Curators: Elena Gribonosova-Grebneva, Elena Osotina, Anna Koleichuk
Preview: March 31, 19.00
In late March, an exhibition titled The Geography of Light. Paintings and Graphics by Yuri Larin will open at the New Manege, timed as a tribute to the recently deceased master on his 80th anniversary of birth (1936-2014). The exposition will feature many of his previously unshown works.
As long as Larin’s artistic path was closely associated with the geography of his journeys, the exposition mirrors its major patterns. Pursuing perfect harmonies of light and color as a key challenge he set for himself, Larin deliberately identified his most significant locations. Finding his reference point in the discreet and sometimes monotonous landscapes of the Moscow region, the artist yet strived for rich palettes and diversity, which he started to master in his journeys in the south of Russia, the Caucasus and the Baltics. By the late 1970s, Larin’s concept of “limit state” painting was shaped, which implied a departure from the plein-air approach and relied on the prolonged concentrated and active emotional and sensual reflection of natural motifs. The essence of the relation between the earth and the sky as shown in the nuances of lighting, the nearly mystical relation, as the artist himself believed, came clear to him in a place called Nida in Lithuania, which became his new Mecca.
The exposition would first bring the viewer in front of Larin’s works in various media and genres in the chronological order followed by a biographical film shot by Konstantin Pulyarkin and Alexei Ryumin.
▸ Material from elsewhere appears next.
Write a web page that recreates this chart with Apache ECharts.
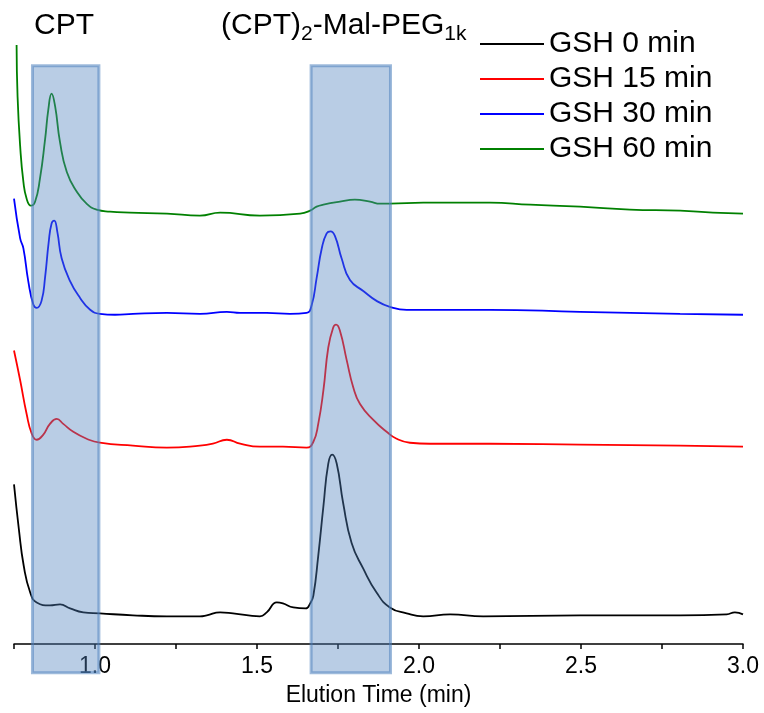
<!DOCTYPE html>
<html>
<head>
<meta charset="utf-8">
<script src="https://cdn.jsdelivr.net/npm/echarts@6/dist/echarts.min.js"></script>
<style>html,body{margin:0;padding:0;background:#fff;}#chart{width:764px;height:713px;}</style>
</head>
<body>
<div id="chart"></div>
<script>
// ---- data (elution time in min, detector signal in arbitrary offset units) ----
const seriesNames = ['GSH 0 min', 'GSH 15 min', 'GSH 30 min', 'GSH 60 min'];
const xTickLabels = ['1.0', '1.5', '2.0', '2.5', '3.0'];
const highlightWindows = [[0.807, 1.012], [1.667, 1.912]];
const peakLabels = ['CPT', '(CPT)', '2', '-Mal-PEG', '1k'];

const gsh0 = [
  [0.750,161],[0.765,116],[0.780,79],[0.800,52],[0.820,42],[0.861,39],[0.892,40],[0.923,36],
  [0.964,32],[1.015,31],[1.117,29],[1.222,28],[1.324,28],[1.345,29],[1.386,32],[1.426,31],
  [1.509,28],[1.530,32],[1.561,42],[1.580,41],[1.612,37],[1.650,36],[1.664,41],[1.674,49],
  [1.689,89],[1.705,139],[1.720,182],[1.732,191],[1.746,182],[1.766,142],[1.792,102],[1.828,76],
  [1.869,52],[1.910,37],[1.962,31],[2.013,28],[2.096,30],[2.198,28],[2.497,29],[2.806,29],
  [2.950,30],[2.975,32],[3.000,30]
];
const gsh15 = [
  [0.750,296],[0.769,266],[0.789,232],[0.805,212],[0.820,206],[0.840,211],[0.861,222],[0.882,227],
  [0.902,222],[0.933,214],[0.974,207],[1.015,203],[1.117,200],[1.222,198],[1.324,200],[1.364,202],
  [1.407,206],[1.448,202],[1.509,199],[1.580,199],[1.653,198],[1.674,204],[1.689,222],[1.705,256],
  [1.720,299],[1.735,319],[1.744,322],[1.756,316],[1.777,286],[1.797,259],[1.818,242],[1.859,226],
  [1.900,214],[1.931,207],[1.972,203],[2.034,202],[2.219,202],[2.497,201],[2.806,200],[3.000,199]
];
const gsh30 = [
  [0.750,449],[0.769,409],[0.779,399],[0.794,366],[0.810,342],[0.820,339],[0.835,346],[0.846,370],
  [0.857,405],[0.866,424],[0.874,427],[0.884,415],[0.897,389],[0.923,366],[0.954,349],[0.985,337],
  [1.015,333],[1.062,332],[1.117,333],[1.222,334],[1.324,333],[1.407,335],[1.448,334],[1.530,334],
  [1.602,333],[1.653,334],[1.669,342],[1.684,369],[1.700,399],[1.715,414],[1.727,416],[1.741,411],
  [1.761,389],[1.787,367],[1.828,356],[1.869,346],[1.910,340],[1.962,337],[2.065,337],[2.219,337],
  [2.497,335],[2.806,333],[3.000,332]
];
const gsh60 = [
  [0.758,604],[0.761,552],[0.769,502],[0.779,466],[0.789,449],[0.802,442],[0.815,446],[0.830,469],
  [0.846,509],[0.856,539],[0.866,555],[0.877,542],[0.892,506],[0.913,476],[0.944,456],[0.974,444],
  [1.005,438],[1.046,436],[1.108,435],[1.222,434],[1.324,432],[1.386,435],[1.509,432],[1.633,434],
  [1.664,437],[1.684,441],[1.705,443],[1.756,446],[1.802,448],[1.849,446],[1.880,444],[1.910,444],
  [2.013,445],[2.219,445],[2.343,443],[2.497,441],[2.651,438],[2.806,437],[2.907,435],[3.000,434]
];

const traceData = [gsh0, gsh15, gsh30, gsh60];
const traceColors = ['#000000', '#ff0000', '#0000ff', '#008000'];
const FONT = 'Liberation Sans, Arial, Helvetica, sans-serif';

const chart = echarts.init(document.getElementById('chart'), null, {renderer: 'canvas'});

const lineSeries = seriesNames.map((name, i) => ({
  name: name,
  type: 'line',
  data: traceData[i],
  showSymbol: false,
  symbol: 'none',
  smooth: 0.5,
  lineStyle: {color: traceColors[i], width: 1.8},
  itemStyle: {color: traceColors[i]},
  z: 2,
  silent: true
}));

const BOX_TOP = 583, BOX_BOTTOM = -29;
const boxSeries = {
  type: 'custom',
  data: highlightWindows,
  encode: {x: [0, 1]},
  clip: false,
  silent: true,
  z: 10,
  renderItem: function (params, api) {
    const p0 = api.coord([api.value(0), BOX_TOP]);
    const p1 = api.coord([api.value(1), BOX_BOTTOM]);
    return {
      type: 'rect',
      shape: {x: p0[0], y: p0[1], width: p1[0] - p0[0], height: p1[1] - p0[1]},
      style: {fill: 'rgba(79,129,189,0.4)', stroke: 'rgba(79,129,189,0.55)', lineWidth: 3}
    };
  }
};

// title labels laid out by measured text widths
const mctx = document.createElement('canvas').getContext('2d');
function tw(t, size) { mctx.font = size + 'px ' + FONT; return mctx.measureText(t).width; }
const MAIN = 30, SUB = 21, MAIN_Y = 26, SUB_Y = 34;
const titleParts = [
  {t: peakLabels[1], s: MAIN, y: MAIN_Y},
  {t: peakLabels[2], s: SUB, y: SUB_Y},
  {t: peakLabels[3], s: MAIN, y: MAIN_Y},
  {t: peakLabels[4], s: SUB, y: SUB_Y}
];
const graphics = [
  {type: 'text', x: 34, y: MAIN_Y, style: {text: peakLabels[0], fontSize: MAIN, fontFamily: FONT, fill: '#000', verticalAlign: 'middle'}}
];
let cx = 221;
titleParts.forEach(p => {
  graphics.push({type: 'text', x: cx, y: p.y, style: {text: p.t, fontSize: p.s, fontFamily: FONT, fill: '#000', verticalAlign: 'middle'}});
  cx += tw(p.t, p.s);
});

const option = {
  backgroundColor: '#ffffff',
  animation: false,
  grid: {left: 14, right: 21, top: 40, bottom: 64},
  legend: {
    data: seriesNames,
    orient: 'vertical',
    left: 480,
    top: 29,
    padding: 0,
    itemWidth: 64,
    itemHeight: 2,
    itemGap: 5,
    icon: 'rect',
    selectedMode: false,
    textStyle: {fontSize: 30, lineHeight: 30, color: '#000', fontFamily: FONT}
  },
  xAxis: {
    type: 'value',
    min: 0.75,
    max: 3.0,
    interval: 0.25,
    name: 'Elution Time (min)',
    nameLocation: 'middle',
    nameGap: 33,
    nameTextStyle: {fontSize: 23, lineHeight: 24, color: '#000', fontFamily: FONT},
    axisLine: {onZero: false, lineStyle: {color: '#000', width: 1.5}},
    axisTick: {show: true, inside: false, length: 5, lineStyle: {color: '#000', width: 1.5}},
    axisLabel: {
      margin: 11,
      fontSize: 23,
      lineHeight: 24,
      color: '#000',
      fontFamily: FONT,
      formatter: function (v) {
        const idx = Math.round((v - 1.0) / 0.5);
        if (Math.abs(v - (1.0 + idx * 0.5)) < 1e-6 && idx >= 0 && idx < xTickLabels.length) return xTickLabels[idx];
        return '';
      }
    },
    splitLine: {show: false}
  },
  yAxis: {
    type: 'value',
    min: 0,
    max: 609,
    show: false,
    splitLine: {show: false}
  },
  graphic: graphics,
  series: lineSeries.concat([boxSeries])
};
chart.setOption(option);
</script>
</body>
</html>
One can follow the artist’s path from his early works to more mature landscapes through the peak of creative discoveries following an artistic catharsis during a stay in Nida.
A separate chapter will comprise Larin’s works inspired by his southern and Caucasian journeys, which are not only distinctive in their unique palette combining smoothly goldish ocherous and sky-blue shades but also convey unique spatial dynamics reflecting to the passionate “high-altitude” observation of reality.
Thus, visitors are invited to follow the artist’s evolution from creating landscapes-still lifes-portraits from nature to somewhat imaginary ‘plein air’ painting from memory, which reflected his signature “limit state” concept. His deceivingly expressive paintings — when related to their patterns, shapes and spatial composition — build on a complicated inner concentration of light-color flattened solutions masking the charged depth of a lyrical emotion.
Yuri Larin (1936–2014) is a Russian painter and graphic artist, a member of the Union of Artists of the USSR since 1977. Larin was born in Moscow to the family of a key Soviet political leader, Nikolay Bukharin, and Anna Larina. Following the arrests of his parents in 1938 and until 1946, he lived with his relatives, and following the arrest of his step-father, he was taken to an orphanage near Stalingrad. A hydraulic engineer by training, he worked at the construction of the Saratov Hydro-Electric Plant and at design institutions. In 1960, he began his studies at the department of drawing and painting of the Krupskaya People’s University of Arts, and then, from 1965 until 1970, he studied at the department of art design at the Moscow State Higher School of Arts and Industry (the former Stroganov Institution). His career as a professional artist began in the early 1970s. From 1970 until 1986, he taught at the Moscow 1905 Memorial Arts School. His letter to prof. Vittorio Strada sent in 1980 contained the first statement of his artistic method he would later dub the “concept of the limit state”. He quit teaching after a serious illness, when he lost the ability to use his right hand. He only worked with his left hand since 1986. He died and was buried in Moscow.
Works by Yuri Larin are kept in the collections of:
the State Tretyakov Gallery, the State Russian Museum, the New Jerusalem Museum of History, the Architecture and Art, the Museum of Oriental Art, the State Literary Museum, the Andrey Sakharov Museum, the Radishchev Saratov Art Museum, and many other national and international private collections.